Task details: Return the listing below unchanged, minus its pictures.

Given data:
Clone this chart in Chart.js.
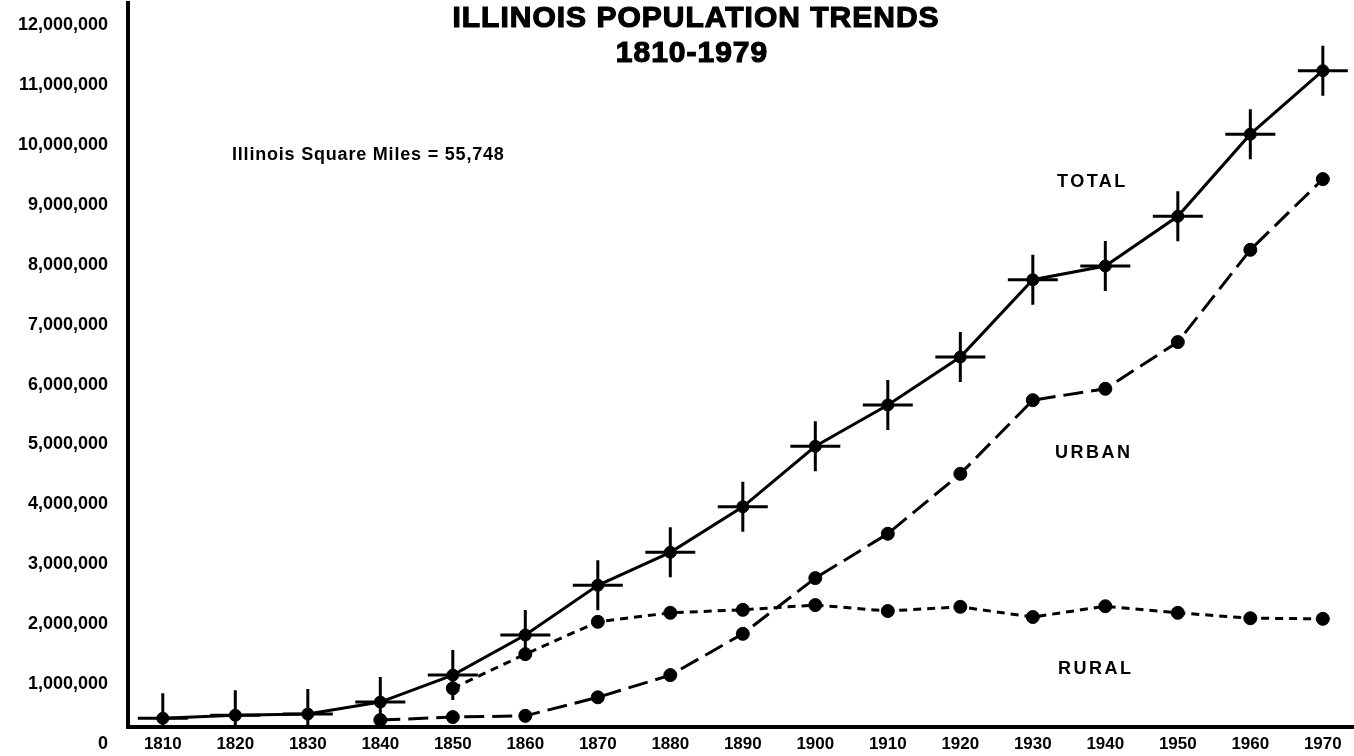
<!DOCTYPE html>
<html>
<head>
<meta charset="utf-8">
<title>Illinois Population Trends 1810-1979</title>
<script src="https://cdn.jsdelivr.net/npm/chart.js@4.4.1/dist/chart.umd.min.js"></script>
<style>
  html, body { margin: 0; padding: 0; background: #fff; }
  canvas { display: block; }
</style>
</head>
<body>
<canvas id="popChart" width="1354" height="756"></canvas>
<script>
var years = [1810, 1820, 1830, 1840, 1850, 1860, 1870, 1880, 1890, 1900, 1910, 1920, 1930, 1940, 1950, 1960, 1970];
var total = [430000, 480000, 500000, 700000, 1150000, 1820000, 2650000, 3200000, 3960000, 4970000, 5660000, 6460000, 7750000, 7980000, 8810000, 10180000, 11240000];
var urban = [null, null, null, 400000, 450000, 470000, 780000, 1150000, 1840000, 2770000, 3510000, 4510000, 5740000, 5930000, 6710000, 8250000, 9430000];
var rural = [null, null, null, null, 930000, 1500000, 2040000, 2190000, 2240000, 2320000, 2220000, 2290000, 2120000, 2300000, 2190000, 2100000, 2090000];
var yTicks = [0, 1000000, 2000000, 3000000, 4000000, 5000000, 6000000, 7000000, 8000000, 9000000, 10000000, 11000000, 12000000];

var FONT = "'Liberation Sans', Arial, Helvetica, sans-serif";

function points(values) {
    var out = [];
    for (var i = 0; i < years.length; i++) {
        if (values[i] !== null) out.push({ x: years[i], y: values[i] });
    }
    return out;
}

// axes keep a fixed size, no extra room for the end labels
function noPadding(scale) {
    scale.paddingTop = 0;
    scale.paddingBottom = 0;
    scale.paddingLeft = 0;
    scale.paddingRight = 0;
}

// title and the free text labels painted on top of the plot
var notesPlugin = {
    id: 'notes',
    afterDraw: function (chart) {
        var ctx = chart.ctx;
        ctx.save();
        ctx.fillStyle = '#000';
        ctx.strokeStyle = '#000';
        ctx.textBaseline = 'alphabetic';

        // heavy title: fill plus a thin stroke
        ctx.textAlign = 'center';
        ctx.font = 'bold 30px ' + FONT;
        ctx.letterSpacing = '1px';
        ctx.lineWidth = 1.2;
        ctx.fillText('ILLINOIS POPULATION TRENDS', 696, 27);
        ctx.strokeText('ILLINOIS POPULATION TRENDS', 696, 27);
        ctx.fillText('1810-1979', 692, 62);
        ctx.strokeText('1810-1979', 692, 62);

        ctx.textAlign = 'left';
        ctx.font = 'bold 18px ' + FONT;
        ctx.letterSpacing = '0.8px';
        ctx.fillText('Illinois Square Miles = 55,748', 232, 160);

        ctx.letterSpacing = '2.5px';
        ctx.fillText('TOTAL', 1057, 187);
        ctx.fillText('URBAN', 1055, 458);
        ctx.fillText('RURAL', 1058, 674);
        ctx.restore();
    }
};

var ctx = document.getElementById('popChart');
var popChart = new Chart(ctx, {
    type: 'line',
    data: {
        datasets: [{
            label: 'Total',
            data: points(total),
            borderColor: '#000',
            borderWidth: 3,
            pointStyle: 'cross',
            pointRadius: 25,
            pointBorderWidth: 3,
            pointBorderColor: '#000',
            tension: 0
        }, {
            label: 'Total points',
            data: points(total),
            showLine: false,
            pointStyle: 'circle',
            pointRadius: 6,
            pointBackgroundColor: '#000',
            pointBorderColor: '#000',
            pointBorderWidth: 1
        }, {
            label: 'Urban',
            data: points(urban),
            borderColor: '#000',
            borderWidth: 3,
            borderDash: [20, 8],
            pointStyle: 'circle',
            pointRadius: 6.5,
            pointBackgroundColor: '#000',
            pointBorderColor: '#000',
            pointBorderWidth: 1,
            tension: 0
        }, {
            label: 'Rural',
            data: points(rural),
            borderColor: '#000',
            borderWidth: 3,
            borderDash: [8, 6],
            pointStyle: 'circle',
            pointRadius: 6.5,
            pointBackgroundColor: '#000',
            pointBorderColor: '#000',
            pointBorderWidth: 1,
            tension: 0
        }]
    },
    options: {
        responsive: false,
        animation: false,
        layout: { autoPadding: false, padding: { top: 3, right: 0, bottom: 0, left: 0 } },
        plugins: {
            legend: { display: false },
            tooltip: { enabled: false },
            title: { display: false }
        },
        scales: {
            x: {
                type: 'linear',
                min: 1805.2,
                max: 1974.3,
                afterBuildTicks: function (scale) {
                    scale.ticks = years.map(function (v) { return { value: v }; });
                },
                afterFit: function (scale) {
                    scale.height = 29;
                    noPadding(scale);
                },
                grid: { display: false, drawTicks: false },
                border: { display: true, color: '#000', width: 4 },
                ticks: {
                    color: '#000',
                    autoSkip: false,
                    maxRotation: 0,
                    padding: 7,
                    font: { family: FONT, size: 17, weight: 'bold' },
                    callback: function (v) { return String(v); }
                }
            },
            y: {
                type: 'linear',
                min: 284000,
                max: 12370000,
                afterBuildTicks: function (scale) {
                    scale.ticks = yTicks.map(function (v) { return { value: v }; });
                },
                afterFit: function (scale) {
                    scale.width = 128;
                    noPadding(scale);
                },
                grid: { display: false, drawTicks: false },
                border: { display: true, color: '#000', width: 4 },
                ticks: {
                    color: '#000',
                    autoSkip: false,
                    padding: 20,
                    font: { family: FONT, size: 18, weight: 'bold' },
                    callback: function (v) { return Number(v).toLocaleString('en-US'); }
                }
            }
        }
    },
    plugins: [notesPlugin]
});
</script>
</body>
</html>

Exercise output:
Clone this chart in Chart.js.
<!DOCTYPE html>
<html>
<head>
<meta charset="utf-8">
<title>Illinois Population Trends 1810-1979</title>
<script src="https://cdn.jsdelivr.net/npm/chart.js@4.4.1/dist/chart.umd.min.js"></script>
<style>
  html, body { margin: 0; padding: 0; background: #fff; }
  canvas { display: block; }
</style>
</head>
<body>
<canvas id="popChart" width="1354" height="756"></canvas>
<script>
var years = [1810, 1820, 1830, 1840, 1850, 1860, 1870, 1880, 1890, 1900, 1910, 1920, 1930, 1940, 1950, 1960, 1970];
var total = [430000, 480000, 500000, 700000, 1150000, 1820000, 2650000, 3200000, 3960000, 4970000, 5660000, 6460000, 7750000, 7980000, 8810000, 10180000, 11240000];
var urban = [null, null, null, 400000, 450000, 470000, 780000, 1150000, 1840000, 2770000, 3510000, 4510000, 5740000, 5930000, 6710000, 8250000, 9430000];
var rural = [null, null, null, null, 930000, 1500000, 2040000, 2190000, 2240000, 2320000, 2220000, 2290000, 2120000, 2300000, 2190000, 2100000, 2090000];
var yTicks = [0, 1000000, 2000000, 3000000, 4000000, 5000000, 6000000, 7000000, 8000000, 9000000, 10000000, 11000000, 12000000];

var FONT = "'Liberation Sans', Arial, Helvetica, sans-serif";

function points(values) {
    var out = [];
    for (var i = 0; i < years.length; i++) {
        if (values[i] !== null) out.push({ x: years[i], y: values[i] });
    }
    return out;
}

// axes keep a fixed size, no extra room for the end labels
function noPadding(scale) {
    scale.paddingTop = 0;
    scale.paddingBottom = 0;
    scale.paddingLeft = 0;
    scale.paddingRight = 0;
}

// title and the free text labels painted on top of the plot
var notesPlugin = {
    id: 'notes',
    afterDraw: function (chart) {
        var ctx = chart.ctx;
        ctx.save();
        ctx.fillStyle = '#000';
        ctx.strokeStyle = '#000';
        ctx.textBaseline = 'alphabetic';

        // heavy title: fill plus a thin stroke
        ctx.textAlign = 'center';
        ctx.font = 'bold 30px ' + FONT;
        ctx.letterSpacing = '1px';
        ctx.lineWidth = 1.2;
        ctx.fillText('ILLINOIS POPULATION TRENDS', 696, 27);
        ctx.strokeText('ILLINOIS POPULATION TRENDS', 696, 27);
        ctx.fillText('1810-1979', 692, 62);
        ctx.strokeText('1810-1979', 692, 62);

        ctx.textAlign = 'left';
        ctx.font = 'bold 18px ' + FONT;
        ctx.letterSpacing = '0.8px';
        ctx.fillText('Illinois Square Miles = 55,748', 232, 160);

        ctx.letterSpacing = '2.5px';
        ctx.fillText('TOTAL', 1057, 187);
        ctx.fillText('URBAN', 1055, 458);
        ctx.fillText('RURAL', 1058, 674);
        ctx.restore();
    }
};

var ctx = document.getElementById('popChart');
var popChart = new Chart(ctx, {
    type: 'line',
    data: {
        datasets: [{
            label: 'Total',
            data: points(total),
            borderColor: '#000',
            borderWidth: 3,
            pointStyle: 'cross',
            pointRadius: 25,
            pointBorderWidth: 3,
            pointBorderColor: '#000',
            tension: 0
        }, {
            label: 'Total points',
            data: points(total),
            showLine: false,
            pointStyle: 'circle',
            pointRadius: 6,
            pointBackgroundColor: '#000',
            pointBorderColor: '#000',
            pointBorderWidth: 1
        }, {
            label: 'Urban',
            data: points(urban),
            borderColor: '#000',
            borderWidth: 3,
            borderDash: [20, 8],
            pointStyle: 'circle',
            pointRadius: 6.5,
            pointBackgroundColor: '#000',
            pointBorderColor: '#000',
            pointBorderWidth: 1,
            tension: 0
        }, {
            label: 'Rural',
            data: points(rural),
            borderColor: '#000',
            borderWidth: 3,
            borderDash: [8, 6],
            pointStyle: 'circle',
            pointRadius: 6.5,
            pointBackgroundColor: '#000',
            pointBorderColor: '#000',
            pointBorderWidth: 1,
            tension: 0
        }]
    },
    options: {
        responsive: false,
        animation: false,
        layout: { autoPadding: false, padding: { top: 3, right: 0, bottom: 0, left: 0 } },
        plugins: {
            legend: { display: false },
            tooltip: { enabled: false },
            title: { display: false }
        },
        scales: {
            x: {
                type: 'linear',
                min: 1805.2,
                max: 1974.3,
                afterBuildTicks: function (scale) {
                    scale.ticks = years.map(function (v) { return { value: v }; });
                },
                afterFit: function (scale) {
                    scale.height = 29;
                    noPadding(scale);
                },
                grid: { display: false, drawTicks: false },
                border: { display: true, color: '#000', width: 4 },
                ticks: {
                    color: '#000',
                    autoSkip: false,
                    maxRotation: 0,
                    padding: 7,
                    font: { family: FONT, size: 17, weight: 'bold' },
                    callback: function (v) { return String(v); }
                }
            },
            y: {
                type: 'linear',
                min: 284000,
                max: 12370000,
                afterBuildTicks: function (scale) {
                    scale.ticks = yTicks.map(function (v) { return { value: v }; });
                },
                afterFit: function (scale) {
                    scale.width = 128;
                    noPadding(scale);
                },
                grid: { display: false, drawTicks: false },
                border: { display: true, color: '#000', width: 4 },
                ticks: {
                    color: '#000',
                    autoSkip: false,
                    padding: 20,
                    font: { family: FONT, size: 18, weight: 'bold' },
                    callback: function (v) { return Number(v).toLocaleString('en-US'); }
                }
            }
        }
    },
    plugins: [notesPlugin]
});
</script>
</body>
</html>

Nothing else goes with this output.